As a 44-year-old running for president for the first time, he was introduced as the “young fella” — someone who could speak without cue cards and teleprompters — and then stood before his audience and declared: “My generation is poised to respond to this challenge.”

The crowd cheered.

And now, as the 80-year-old incumbent president begins his fourth and final presidential campaign, he once again is turning toward questions of his age. But where he once was defensive, now he tries to be good-humored. Where he once rebuffed questions about being the oldest president and any accompanying suggestions of frailty, now he embraces them and argues that with age comes wisdom.

To follow the arc of Biden is to follow a man talking about his age in different ways as he enters the different stations of life.
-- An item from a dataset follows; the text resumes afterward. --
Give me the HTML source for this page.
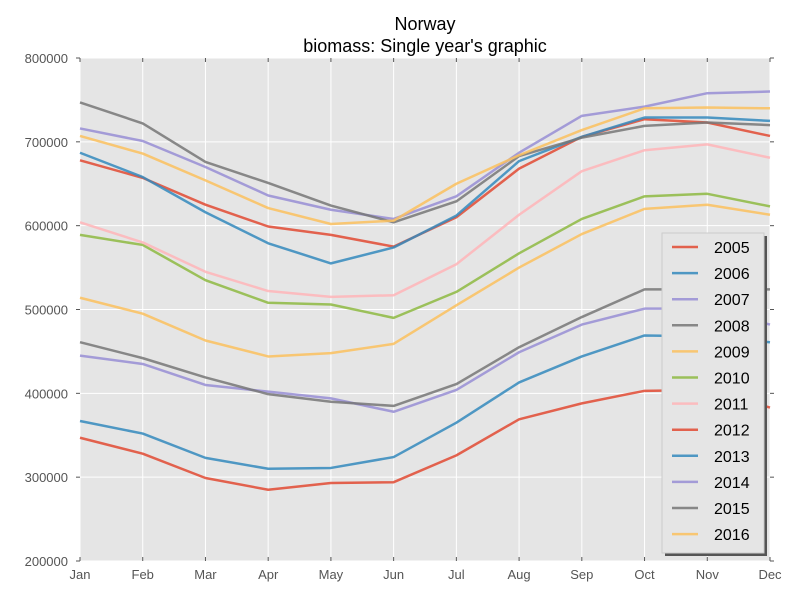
<!DOCTYPE html>
<html><head><meta charset="utf-8"><style>
body{margin:0;background:#fff;}
svg text{font-family:"Liberation Sans","DejaVu Sans",sans-serif;}
</style></head><body>
<svg id="chart" width="800" height="600">
<text x="425" y="30" text-anchor="middle" font-size="18">Norway</text>
<text x="425" y="52" text-anchor="middle" font-size="18">biomass: Single year's graphic</text>
<rect x="80" y="58" width="690" height="503" fill="#e5e5e5"/>
<g id="grid"></g><g id="lines"></g><g id="axes"></g><g id="legend"></g>
</svg>
<script>
const months=["Jan","Feb","Mar","Apr","May","Jun","Jul","Aug","Sep","Oct","Nov","Dec"];
const years=["2005","2006","2007","2008","2009","2010","2011","2012","2013","2014","2015","2016"];
const yTicks=[200000,300000,400000,500000,600000,700000,800000];
const s2005=[678,657,625,599,589,575,610,668,706,727,723,707];
const s2006=[687,658,616,579,555,574,612,677,706,729,729,725];
const s2007=[716,701,670,636,619,608,635,687,731,742,758,760];
const s2008=[747,722,676,651,624,604,629,683,705,719,723,720];
const s2009=[707,686,654,621,602,606,650,684,714,740,741,740];
const s2010=[589,577,535,508,506,490,521,567,608,635,638,623];
const s2011=[604,580,545,522,515,517,554,613,665,690,697,681];
const s2012=[347,328,299,285,293,294,326,369,388,403,404,383];
const s2013=[367,352,323,310,311,324,365,413,444,469,468,461];
const s2014=[445,435,410,402,394,378,404,449,482,501,501,482];
const s2015=[461,442,419,399,390,385,411,455,491,524,524,524];
const s2016=[514,495,463,444,448,459,505,550,590,620,625,613];
const series=[s2005,s2006,s2007,s2008,s2009,s2010,s2011,s2012,s2013,s2014,s2015,s2016];
const colors=["#E24A33","#348ABD","#988ED5","#777777","#FBC15E","#8EBA42","#FFB5B8"];
const NS="http://www.w3.org/2000/svg";
const X0=80,X1=770,Y0=561,Y1=58,ymin=200000,ymax=800000;
const xs=i=>X0+i*(X1-X0)/(months.length-1);
const ys=v=>Y0-(v-ymin)/(ymax-ymin)*(Y0-Y1);
function mk(t,a,p){const e=document.createElementNS(NS,t);for(const k in a)e.setAttribute(k,a[k]);p.appendChild(e);return e;}
const grid=document.getElementById('grid'),axes=document.getElementById('axes');
months.forEach((m,i)=>{
 const g=mk('line',{x1:xs(i),x2:xs(i),y1:Y1,y2:Y0,stroke:'#fff','stroke-width':1},grid);
 
 
 mk('line',{x1:xs(i),x2:xs(i),y1:Y0,y2:Y0-4,stroke:'#555'},axes);
 mk('line',{x1:xs(i),x2:xs(i),y1:Y1,y2:Y1+4,stroke:'#555'},axes);
 const t=mk('text',{x:xs(i),y:Y0+18,'text-anchor':'middle','font-size':13,fill:'#555'},axes);
 t.textContent=m;
 
 
});
yTicks.forEach(v=>{
 const g=mk('line',{x1:X0,x2:X1,y1:ys(v),y2:ys(v),stroke:'#fff','stroke-width':1},grid);
 
 
 mk('line',{x1:X0-4,x2:X0,y1:ys(v),y2:ys(v),stroke:'#555'},axes);
 mk('line',{x1:X1,x2:X1+4,y1:ys(v),y2:ys(v),stroke:'#555'},axes);
 const t=mk('text',{x:X0-12,y:ys(v)+5,'text-anchor':'end','font-size':13,fill:'#555'},axes);
 t.textContent=v;
 
 
});
const lines=document.getElementById('lines');
series.forEach((s,k)=>{
 const p=mk('polyline',{points:s.map((v,i)=>xs(i)+','+ys(v*1000)).join(' '),fill:'none',stroke:colors[k%7],'stroke-width':2.5,'stroke-opacity':0.85,'stroke-linejoin':'round'},lines);
 
 
});
const lg=document.getElementById('legend');
mk('rect',{x:665,y:236,width:102,height:320,fill:'#555'},lg);
const box=mk('rect',{x:662,y:233,width:102,height:320,fill:'#e5e5e5',stroke:'#ccc'},lg);


years.forEach((y,k)=>{
 const cy=247+k*26.1;
 mk('line',{x1:672,x2:698,y1:cy,y2:cy,stroke:colors[k%7],'stroke-width':2.5,'stroke-opacity':0.85},lg);
 const t=mk('text',{x:714,y:cy+6,'font-size':16,fill:'#000'},lg);
 t.textContent=y;
 
 
});
</script>
</body></html>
As he begins his eighth decade — when he is already the oldest president in history, with many voters voicing concern about a president who would be 86 at the end of a second term — Biden has increasingly attempted to suggest that he is not the butt of the joke — he is in on it.

He repeatedly invokes his old age at fundraisers, White House events, dinners, sermons — even when speaking to astronauts preparing for a mission to the moon.

He has jokingly listed his age as “a little under 103” or “198 years old” or — apparently when feeling spry — “34 years old.” He claims he graduated high school “300 years ago,” or to have had a “career of 280 years.” He’s been buddies with the Founding Fathers.

“I believe in the First Amendment — not just because my good friend Jimmy Madison wrote it,” he said at the annual dinner of the White House Correspondents’ Association in April.

The lightheartedness is a new approach for Biden, who during his 2020 campaign could grow prickly over questions about his age.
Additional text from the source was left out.